Team Fortress 2 pod ogromną krytyką. Gracze mają dość i domagają się reakcji od Valve
Team Fortress 2 mierzy się z gigantycznym problemem. Gracze się jednoczą i otwarcie wyrażają swój sprzeciw wobec obecnego stanu gry.
Valve to nie tylko Steam. Korporacja stworzyła kilka kultowych gier, które po wielu latach od premiery dalej są bardzo popularne. Mowa tu np. o Counter Strike'u oraz Team Fortress 2. Ten drugi tytuł jest obecnie szeroko krytykowany przez graczy.
TF 2 niedawno otrzymało aktualizację, która w końcu dodała wsparcie dla systemów 64-bitowych. Gra zaliczyła wzrost wydajności, a gracze nie szczędzili pozytywnych komentarzy. Niestety, tym razem jest zupełnie odwrotnie.
Produkcja Valve od dłuższego czasu zmaga się z botami. Gracze postanowili się zjednoczyć i razem zaapelować do twórców o naprawę problemu. Team Fortress 2 posiada ponad milion recenzji, z czego 91% to pozytywne opinie. Sytuacja wygląda jednak znacznie gorzej w przypadku niedawnych recenzji.

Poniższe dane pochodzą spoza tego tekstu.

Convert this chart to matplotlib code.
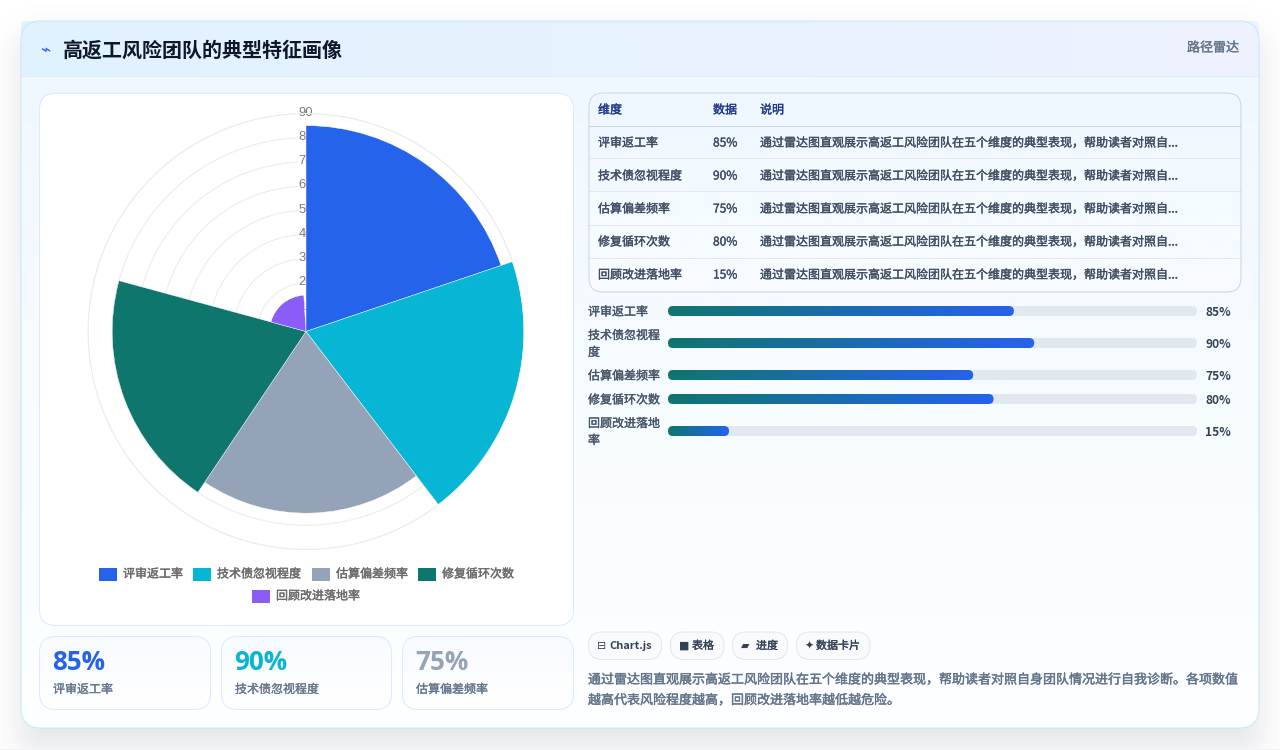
import numpy as np
import matplotlib
matplotlib.use("Agg")
import matplotlib.pyplot as plt
import matplotlib.patheffects as pe
from matplotlib.patches import FancyBboxPatch, Rectangle
from matplotlib.colors import LinearSegmentedColormap, to_rgb

plt.rcParams['font.family'] = ['Noto Sans CJK SC', 'DejaVu Sans']

# Dimensions and their scores
categories = ['评审返工率', '技术债忽视程度', '估算偏差频率', '修复循环次数', '回顾改进落地率']
values = [85, 90, 75, 80, 15]
colors = ['#2563eb', '#06b6d4', '#94a3b8', '#0f766e', '#8b5cf6']
radial_ticks = [10, 20, 30, 40, 50, 60, 70, 80, 90]

bar_labels = ['评审返工率', '技术债忽视程\n度', '估算偏差频率', '修复循环次数', '回顾改进落地\n率']
bar_rows = [311, 343, 375, 399, 431]

table_headers = ['维度', '数据', '说明']
table_note = '通过雷达图直观展示高返工风险团队在五个维度的典型表现，帮助读者对照自...'
summary_lines = ['通过雷达图直观展示高返工风险团队在五个维度的典型表现，帮助读者对照自身团队情况进行自我诊断。各项数值',
                 '越高代表风险程度越高，回顾改进落地率越低越危险。']
pills = [('⊟', 'Chart.js'), ('■', '表格'), ('▰', '进度'), ('✦', '数据卡片')]

W, H = 1280, 750
THIN = 0.72
fig = plt.figure(figsize=(W / 100, H / 100), dpi=100, facecolor='#ffffff')

# Page-level canvas measured in pixels
page = fig.add_axes([0, 0, 1, 1], zorder=0)
page.set_xlim(0, W)
page.set_ylim(H, 0)
page.axis('off')


def px(size):
    return size * 0.72


def label(x, y, s, size, color, weight='normal', ha='left', family=None, z=6, stroke=0.0):
    kw = {'family': family} if family else {}
    t = page.text(x, y + 1, s, fontsize=px(size), color=color, fontweight=weight,
                  ha=ha, va='center', zorder=z, **kw)
    if stroke:
        # A hairline outline gives the regular cut a medium weight
        t.set_path_effects([pe.withStroke(linewidth=stroke, foreground=color)])
    return t


def rounded(x0, y0, x1, y1, r, fc='none', ec='none', lw=THIN, z=2):
    p = FancyBboxPatch((x0 + r, y0 + r), x1 - x0 - 2 * r, y1 - y0 - 2 * r,
                       boxstyle=f'round,pad={r},rounding_size={r}',
                       fc=fc, ec=ec, lw=lw, zorder=z)
    page.add_patch(p)
    return p


def gradient(clip, extent, stops, horizontal=False, z=2):
    cmap = LinearSegmentedColormap.from_list('g', stops)
    ramp = np.linspace(0, 1, 256)
    ramp = ramp[None, :] if horizontal else ramp[:, None]
    im = page.imshow(ramp, extent=extent, cmap=cmap, vmin=0, vmax=1, aspect='auto',
                     origin='upper', zorder=z, interpolation='bilinear')
    im.set_clip_path(clip)
    page.set_xlim(0, W)
    page.set_ylim(H, 0)
    return im


# Soft drop shadow under the main card
xx, yy = np.meshgrid(np.arange(W) + .5, np.arange(H) + .5)
cx, cy, hw, hh, rad = 640, 384.5, 619, 353.5, 20
qx, qy = np.abs(xx - cx) - hw + rad, np.abs(yy - cy - 10) - hh + rad
dist = np.hypot(np.maximum(qx, 0), np.maximum(qy, 0)) + np.minimum(np.maximum(qx, qy), 0) - rad
shade = np.zeros((H, W, 4))
shade[..., :3] = to_rgb('#1e293b')
shade[..., 3] = 0.12 / (1 + np.exp(dist / 11))
page.imshow(shade, extent=(0, W, H, 0), aspect='auto', zorder=0.5)
page.set_xlim(0, W)
page.set_ylim(H, 0)
page.add_patch(Rectangle((0, 748.5), W, 1.5, fc='#eef2f7', ec='none', zorder=0.6))

# Main card and header band
card = rounded(21, 21, 1259, 728, 20, fc='#ffffff', z=1)
gradient(card, (21, 1259, 728, 76), ['#f0f8ff', '#f7fcff', '#fdffff'], z=1.1)
gradient(rounded(21, 21, 1259, 90, 6, z=1.05), (21, 1259, 76, 21), ['#e0f2fe', '#eef2ff'],
         horizontal=True, z=1.2)
page.plot([21, 1259], [75.5, 75.5], color='#dbeafe', lw=THIN, zorder=1.3)
rounded(21, 21, 1259, 728, 20, ec='#c4e8fb', z=1.4)
label(40, 49, '⌁', 17, '#2563eb', family='DejaVu Sans')
label(63, 49, '高返工风险团队的典型特征画像', 20, '#0f172a', 'bold')
label(1239, 47, '路径雷达', 13, '#64748b', ha='right', stroke=0.25)

# Chart panel
rounded(39.5, 93.5, 573.5, 625.5, 16, fc='#ffffff', ec='#dbeafe', z=2)

# Polar-area chart
left, right, top, bottom = 88, 524, 113.5, 549.5
polar = fig.add_axes([left / W, 1 - bottom / H, (right - left) / W, (bottom - top) / H],
                     projection='polar', zorder=3)
polar.patch.set_visible(False)
polar.set_theta_zero_location('N')
polar.set_theta_direction(-1)
polar.set_ylim(0, 90)
polar.set_axisbelow(True)
span = np.deg2rad(71.3)
polar.bar(np.arange(len(values)) * span, values, width=span, bottom=0, align='edge',
          color=colors, edgecolor='#ffffff', linewidth=0.3, zorder=2)
polar.set_xticks([])
polar.set_yticks(radial_ticks)
polar.set_yticklabels([])
polar.yaxis.grid(True, color='#ebebeb', lw=THIN)
polar.xaxis.grid(False)
polar.spines['polar'].set_color('#ebebeb')
polar.spines['polar'].set_linewidth(THIN)
for r in radial_ticks:
    polar.text(0, r + 0.3, str(r), ha='center', va='center', fontsize=px(13), color='#7a7a7a',
               family='Liberation Sans', zorder=1,
               bbox=dict(fc='#ffffff', ec='none', pad=0.3))

# Legend drawn as two centred rows
legend_pos = [(99, 574.5, 123), (193, 574.5, 217), (312, 574.5, 336), (418, 574.5, 442), (252, 596.5, 276)]
for (sx, sy, tx), name, col in zip(legend_pos, categories, colors):
    page.add_patch(Rectangle((sx, sy - 6.5), 18, 13, fc=col, ec='none', zorder=4))
    label(tx, sy - 1.5, name, 12, '#6b6b6b', stroke=0.3)

# Summary cards
for (x0, x1), name, val, col in zip([(39.5, 210.5), (221.5, 391.5), (402.5, 573.5)],
                                    categories, values, colors):
    c = rounded(x0, 636.5, x1, 709.5, 16, fc='#ffffff', z=2)
    gradient(c, (x0, x1, 709.5, 636.5), ['#f8fbff', '#ffffff'], z=2.1)
    rounded(x0, 636.5, x1, 709.5, 16, ec='#dbeafe', z=2.2)
    label(x0 + 13, 662, f'{val}%', 26, col, 'bold', family='Open Sans')
    label(x0 + 13.5, 688.5, name, 12, '#64748b', stroke=0.2)

# Data table
tb = rounded(589, 93, 1241, 292, 14, fc='#ffffff', z=2)
gradient(tb, (589, 1241, 292, 93), ['#eef6ff', '#f4fbff', '#f8fbff'], z=2.1)
rows_y = [142, 175, 208, 241, 274]
for x, h in zip([598, 713, 760], table_headers):
    label(x, 109, h, 12, '#1e3a8a', stroke=0.25)
page.plot([589, 1241], [125.5, 125.5], color='#cbd5e1', lw=THIN, zorder=3)
for line_y in [158, 191, 224.5, 257.5]:
    page.plot([589, 1241], [line_y, line_y], color='#e2e8f0', lw=THIN, zorder=3)
rounded(589, 93, 1241, 292, 14, ec='#cbd5e1', z=3.1)
for y, name, val in zip(rows_y, categories, values):
    label(598, y, name, 12, '#3f4d63', stroke=0.25)
    label(713, y, f'{val}%', 12, '#3f4d63', stroke=0.25)
    label(760, y, table_note, 12, '#3f4d63', stroke=0.25)

# Progress bars on their own value axis
track_left, track_right = 668, 1197
bars = fig.add_axes([track_left / W, 0, (track_right - track_left) / W, 1], zorder=4)
bars.patch.set_visible(False)
bars.axis('off')
bars.set_xlim(0, 130)
bars.set_ylim(H, 0)
unit = (track_right - track_left) / 130
fill_cmap = LinearSegmentedColormap.from_list('fill', ['#0f766e', '#2563eb'])
for y, val, name in zip(bar_rows, values, bar_labels):
    page.add_patch(FancyBboxPatch((track_left, y - 5), track_right - track_left, 10,
                                  boxstyle='round,pad=0,rounding_size=5', fc='#e2e8f0',
                                  ec='none', zorder=3))
    im = bars.imshow(np.linspace(0, 1, 256)[None, :], extent=(0, val, y + 5, y - 5), cmap=fill_cmap,
                     aspect='auto', zorder=2, interpolation='bilinear')
    # Rounded ends follow the filled length in pixels
    outline = FancyBboxPatch((track_left, y - 5), val * unit, 10,
                             boxstyle='round,pad=0,rounding_size=5', fc='none', ec='none')
    page.add_patch(outline)
    im.set_clip_path(outline)
    bars.set_xlim(0, 130)
    bars.set_ylim(H, 0)
    label(588, y, name, 12, '#475569', stroke=0.25).set_linespacing(1.38)
    label(1205, y, f'{val}%', 12, '#334155', 'bold')

# Technology pills
pill_x = [(588.5, 661.5), (670.5, 724), (732.5, 787.5), (796.5, 870)]
icon_x = [597, 679, 741, 805]
text_x = [609, 692, 756, 816]
for (x0, x1), ix, tx, (icon, text) in zip(pill_x, icon_x, text_x, pills):
    rounded(x0, 632, x1, 659.5, 13.5, fc='#f8fafc', ec='#e2e8f0', z=2)
    label(ix, 645, icon, 11, '#334155', family='DejaVu Sans')
    if text.isascii():
        label(tx, 645, text, 11, '#334155', 'bold')
    else:
        label(tx, 645, text, 11, '#334155', stroke=0.25)

for y, line in zip([679, 699.5], summary_lines):
    label(588, y, line, 13, '#64748b', stroke=0.3)

fig.savefig('out.png', dpi=100, facecolor=fig.get_facecolor())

Spośród ponad 19 tysięcy ocen, aż 71% to negatywy.
Moja ulubiona gra. Gra, którą chciałbym polecić, ale w ostatnich latach powoli od niej odchodziłem z powodu botów. W tej chwili jest po prostu niegrywalna.
#fixtf2 #savetf2
Negatywna recenzja do czasu naprawienia problemu z botem
Sama gra jest świetna, ale obecnie jest w okropnym stanie. Boty sprawiają, że tytuł staje się niegrywalny. Nie otrzymaliśmy żadnej większej aktualizacji od czasu Jungle Inferno (2017). Mimo to Valve zarabia na tej grze dzięki mikrotransakcjom. Nadszedł czas, aby coś z tym zrobili, a moja recenzja pozostanie negatywna, dopóki boty nie znikną z gry
Valve, macie tutaj perełkę, która odcisnęła trwałe piętno na kulturze internetowej. Jesteśmy zmęczeni botami szalejącymi w matchmakingu. Chcemy, abyście wkroczyli, nie chcemy kolejnej aktualizacji, nie chcemy żadnych kosmetyków, chcemy, abyście naprawili Team Fortress 2 #FixTF2
Powstała nawet specjalna strona, na której można podpisać petycję skierowaną do Valve. Save.tf zebrało już niemal 200 tysięcy podpisów.
Przez ostatnie pięć lat gra Team Fortress 2 stała się niemalże niegrywalna. Oficjalne serwery gry zostały opanowane aimboty, podczas gdy Valve pozostało nieugięte w swojej odmowie odpowiedniego rozwiązania problemu. Ten brak ingerencji ze strony deweloperów wprowadził grę w stan chaosu, którego końca nie widać
Problemem są nie tylko boty z cheatami, ale także te, które stoją nieruchomo, gdyż ich celem jest farmienie przedmiotów. Czy Valve zdecyduje się na reakcję? Być może tak ogromna akcja skłoni twórców do zainteresowania się tematem. Warto przypomnieć, że Team Fortress 2 trafiło na rynek w 2007 roku.